“另外,我还请来了另一位证人赵海潮先生,对视频中的内容的真相进一步还原。”
沈颖提出传证人赵海潮受到了检控方的反对,认为与本案无关。
“本案的死者是证人从若女士的前夫,本案的被告是她目前的伴侣。这两个人都与证人关系密切,所以证人从若很可能涉案。检控方提交的视频所反映的事实真相对本案至关重要。所以我提请法庭允许赵海潮先生出庭作证。”沈颖申诉。
法庭通过了沈颖的提请,赵海潮被法警带至证人席。
“赵海潮先生,请问你是什么时候,怎样认识从若女士的?”沈颖开始询问。
“我是在七八年前,那时从若还没有毕业,我们经朋友介绍相亲认识的。”赵海潮如实回答。
“请问你是否知道从若女士有吸毒史。”
“知道。是我送她去的治疗中心。记得大概是四年多前的一个晚上,她突然给我打电话说让我救救她的孩子。电话很短,我当时很着急,马上叫了救护车,也开车去她家里。救护车到了,却无法进入,因为门是从外面反锁的,后来叫了消防人员来破门开锁。当时她一个人在家里,状况很不好,孩子也摔伤了。经医院诊断,我才知道她染上了毒瘾。后来我帮助她联系了治疗中心,应该已经治愈了。”
“请问从若女士为什么会给你打电话求救?”
“因为,那次相亲以后我就很喜欢她,我追求过她,但是她拒绝了。后来,受朋友委托去她家看过她一次,我发现她手上有伤,而且,她患了抑郁症。所以我告诉她一旦有什么事可以给我打电话。”
“她为什么拒绝你的追求,是因为需要和段鹏结婚获得永久居留签证吗?”
“那不可能。那时我也是澳洲公民,如果她愿意和我在一起,我也可以为她申请居留权。她拒绝我大概是我年纪比她大太多,外形长得也不是很出色。”赵海潮回答得有些尴尬。
“那么以你对她的了解,她有没有可能主动接触毒品?”沈颖继续发问。
“不可能!她是一个单纯正派的女孩儿。而且,她没有钱,连买卫生棉的钱都没有。”说到这里赵海潮红了眼圈。
“法官大人,我的问题问完了。”沈颖结束了询问。
“法官大人,各位陪审员,根据以上的人证和物证,我们可以得出结论,从若女士并非如检控方提出的人品低劣。而是长期被死者段鹏虐待,被其用毒品控制,并强迫她出卖身体。她才是真正的受害者。

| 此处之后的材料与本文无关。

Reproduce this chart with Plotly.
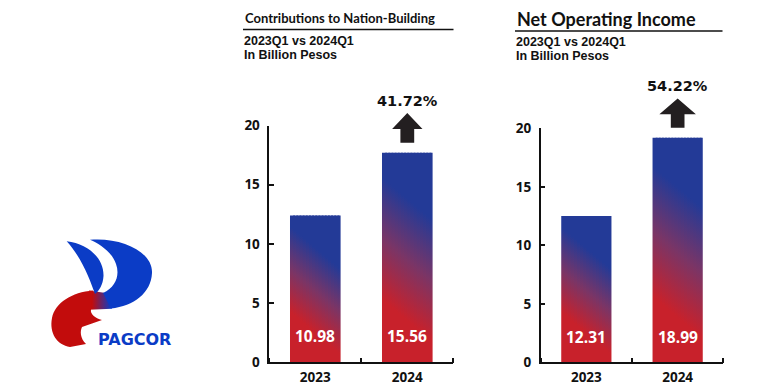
import plotly.graph_objects as go

# ---------------- data ----------------
years = ["2023", "2024"]
contrib_labels = ["10.98", "15.56"]      # values printed on the bars
contrib_heights = [12.4, 17.7]           # bar heights as drawn against the axis
noi_labels = ["12.31", "18.99"]
noi_heights = [12.5, 19.2]
growth = ["41.72%", "54.22%"]
titles = ["Contributions to Nation-Building", "Net Operating Income"]
subtitle_lines = ["2023Q1 vs 2024Q1", "In Billion Pesos"]
y_ticks = [0, 5, 10, 15, 20]

# ---------------- style ----------------
W, H = 760, 392
OFF = 8          # page body margin of the html page
RED, PURPLE, BLUE = "#c8212b", "#7a3566", "#233a97"
ARROW = "#231f20"
LOGO_BLUE, LOGO_RED = "#0b3cc6", "#c20c0c"
BAR_W = 0.55
NSTRIP = 16


def px2x(p):
    return (p - OFF) / W


def px2y(p):
    return 1 - (p - OFF) / H


panels = [
    dict(x="x", y="y", xd=[px2x(269.3), px2x(453.3)], yd=[px2y(362.3), px2y(125.5)],
         heights=contrib_heights, labels=contrib_labels, growth=growth[0], title=titles[0],
         tsize=13, tx=243, ty=17.5, line=[243, 453.5, 29.5], sub_y=[41, 55.5], head=0.165),
    dict(x="x2", y="y2", xd=[px2x(540.7), px2x(723.3)], yd=[px2y(362.3), px2y(128.3)],
         heights=noi_heights, labels=noi_labels, growth=growth[1], title=titles[1],
         tsize=18, tx=515, ty=18.5, line=[515, 722.5, 31], sub_y=[42, 56.5], head=0.2),
]

fig = go.Figure()
shapes = []
annotations = []

for p in panels:
    xa, ya = p["x"], p["y"]
    # gradient bars built from vertical strips (diagonal red -> blue gradient)
    for i, h in enumerate(p["heights"]):
        left = i - BAR_W / 2
        sw = BAR_W / NSTRIP
        for k in range(NSTRIP):
            f = (k + 0.5) / NSTRIP
            xl = left + k * sw
            xr = xl + sw + (sw * 0.6 if k < NSTRIP - 1 else 0)
            shift = (0.5 - f) * 3.6
            fig.add_trace(go.Scatter(
                x=[xl, xr, xr, xl, xl], y=[0, 0, h, h, 0],
                xaxis=xa, yaxis=ya, mode="none", fill="toself",
                fillgradient=dict(type="vertical",
                                  colorscale=[[0, RED], [0.5, PURPLE], [1, BLUE]],
                                  start=0.2 * h + shift, stop=0.78 * h + shift),
                hoverinfo="skip", showlegend=False))
        annotations.append(dict(x=i, y=2.2, xref=xa, yref=ya, text=p["labels"][i],
                                showarrow=False, xanchor="center", yanchor="middle",
                                font=dict(family="Open Sans", size=15.5, color="white", weight=700)))

    # growth arrow above the 2024 bar
    x0, x1 = p["xd"]
    y0, y1 = p["yd"]

    def fx(v, x0=x0, x1=x1):
        return x0 + (v + 0.5) / 2 * (x1 - x0)

    def fy(v, y0=y0, y1=y1):
        return y0 + v / 20 * (y1 - y0)

    top = p["heights"][1]
    cx = 1
    hw, sw_ = p["head"], 0.075
    b, base, tip = top + 0.85, top + 2.0, top + 3.35
    pts = [(cx - sw_, b), (cx + sw_, b), (cx + sw_, base), (cx + hw, base), (cx, tip),
           (cx - hw, base), (cx - sw_, base)]
    path = "M " + " L ".join(f"{fx(a):.5f},{fy(c):.5f}" for a, c in pts) + " Z"
    shapes.append(dict(type="path", path=path, xref="paper", yref="paper",
                       fillcolor=ARROW, line=dict(width=0)))
    annotations.append(dict(x=fx(1), y=fy(top + 4.4), xref="paper", yref="paper",
                            text=p["growth"], showarrow=False, xanchor="center",
                            yanchor="middle",
                            font=dict(family="DejaVu Sans", size=14.5, color="#111", weight=700)))

    # title block
    annotations.append(dict(x=px2x(p["tx"]), y=px2y(p["ty"]), xref="paper", yref="paper",
                            text=p["title"], showarrow=False, xanchor="left", yanchor="middle",
                            font=dict(family="Lato", size=p["tsize"], color="#111", weight=700)))
    lx0, lx1, ly = p["line"]
    shapes.append(dict(type="line", xref="paper", yref="paper", x0=px2x(lx0), x1=px2x(lx1),
                       y0=px2y(ly), y1=px2y(ly), line=dict(color="#111", width=1.5)))
    for txt, yy in zip(subtitle_lines, p["sub_y"]):
        annotations.append(dict(x=px2x(p["tx"]), y=px2y(yy), xref="paper", yref="paper",
                                text=txt, showarrow=False, xanchor="left", yanchor="middle",
                                borderpad=0,
                                font=dict(family="Liberation Sans", size=12.5, color="#111",
                                          weight=700)))

# ---------------- logo (hidden pixel-space axes) ----------------
logo_paths = [
    ("M 66.7 241.3 C 88 244, 104 258, 103.5 276 C 103 285, 99 291, 95 294 "
     "C 90 280, 82 258, 66.7 241.3 Z", LOGO_BLUE),
    ("M 90 239.7 C 122 237, 153 252, 152 273 C 151 293, 134 306, 111 308.5 "
     "L 103 293 C 116 287, 120 275, 116 264 C 112 252, 100 244, 90 239.7 Z", LOGO_BLUE),
    ("M 93 290.5 C 72 292, 55 303, 52 318 C 49 333, 57 345, 70 347 L 86 344 "
     "C 80 338, 80 331, 82 327 L 102 320 C 95 318, 90 314, 91 309.5 Z", LOGO_RED),
]
for path, col in logo_paths:
    shapes.append(dict(type="path", path=path, xref="x3", yref="y3",
                       fillcolor=col, line=dict(width=0), layer="above"))
fig.add_trace(go.Scatter(
    x=[89, 104, 112, 89, 89], y=[290.5, 292.8, 308.8, 309.8, 290.5], xaxis="x3", yaxis="y3",
    mode="none", fill="toself",
    fillgradient=dict(type="horizontal", colorscale=[[0, LOGO_RED], [1, LOGO_BLUE]],
                      start=92, stop=111),
    hoverinfo="skip", showlegend=False))
annotations.append(dict(x=134, y=339, xref="x3", yref="y3", text="PAGCOR", showarrow=False,
                        xanchor="center", yanchor="middle",
                        font=dict(family="DejaVu Sans", size=16, color=LOGO_BLUE, weight=700)))

# ---------------- axes ----------------
def xaxis(domain, anchor):
    return dict(domain=domain, anchor=anchor, range=[-0.5, 1.5], tickvals=[0, 1],
                ticktext=years, ticks="", showline=True, linecolor="#111", linewidth=1.5,
                showgrid=False, zeroline=False, fixedrange=True, automargin=False,
                tickfont=dict(family="Open Sans", size=13.5, color="#111", weight=700),
                minor=dict(tickvals=[-0.5, 0.5, 1.5], ticks="inside", ticklen=5,
                           tickcolor="#111", tickwidth=1.5, showgrid=False),
                ticklabelstandoff=2)


def yaxis(domain, anchor):
    return dict(domain=domain, anchor=anchor, range=[0, 20], tickvals=y_ticks,
                ticks="inside", ticklen=5, tickcolor="#111", tickwidth=1.5,
                showline=True, linecolor="#111", linewidth=1.5, showgrid=False,
                zeroline=False, fixedrange=True, ticklabelstandoff=5, automargin=False,
                tickfont=dict(family="Open Sans", size=13.5, color="#111", weight=700))


fig.update_layout(
    width=W, height=H, autosize=False,
    margin=dict(l=0, r=0, t=0, b=0, pad=0, autoexpand=False),
    paper_bgcolor="white", plot_bgcolor="rgba(0,0,0,0)", showlegend=False,
    xaxis=xaxis(panels[0]["xd"], "y"), yaxis=yaxis(panels[0]["yd"], "x"),
    xaxis2=xaxis(panels[1]["xd"], "y2"), yaxis2=yaxis(panels[1]["yd"], "x2"),
    xaxis3=dict(domain=[0, 1], range=[OFF, W + OFF], visible=False, anchor="y3",
                fixedrange=True, automargin=False),
    yaxis3=dict(domain=[0, 1], range=[H + OFF, OFF], visible=False, anchor="x3",
                fixedrange=True, automargin=False),
    shapes=shapes, annotations=annotations,
)

fig.write_html("out.html")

”
“自从我接受委托办理这个案子,从若女士并未跟我强调她经历的哪一段非人的生活。我在查看检控方提供的视频证据的时候意外的发现从若女士的身体上有多处明显伤痕。我相信检控官在最初看到这份视频的时候被它上面传达的内容控制了感官,所以并没有认真地查看这份材料,否则不会连这样的细节都会忽略。在我的坚持下,从若女士愿意在法庭上披露这一切。”
“这一段痛苦的经历是她最不愿意想起的。段鹏也就是用检控方发现的那一份视频长期敲诈勒索她。这样的东西对一个女人的杀伤力我相信在坐的各位应该最清楚不过了。”说着沈颖扫了一眼旁听席上的媒体,“在坐的媒体们,你们仅凭检控官的几句质疑,在没有对证据进行任何分析,没有对真相进行任何探求的情况下,就对从若女士口诛笔伐。她不但承受舆论的巨大压力,还因此被公司辞退,她的女儿也只能从学校请假待在家里,可见这份视频有多大的杀伤力。所以,这些年从若女士,不敢反抗,不敢报警,只能默默忍受段鹏的勒索和侵犯。”
“法官大人,各位陪审员,我们现在回到本案。由于从若女士长期被段鹏敲诈甚至侵犯,最近一次敲诈数额高达一百万。她无法支付,又怕被其曝出那些不堪的往事,痛苦不堪。我的委托人作为她的爱人,在看到敲诈者段鹏上门敲诈时,一时激愤,驾车故意将其致死,犯下了谋杀罪。按照法律,她应该受到应有的审判。然而,”沈颖说着顿了顿,看着陪审团说,“法理之上,尚有天理!我恳请法官大人和陪审团,给出你们对弱者的同情,给出你们对人性的公正,对我的委托人从轻判决。谢谢!”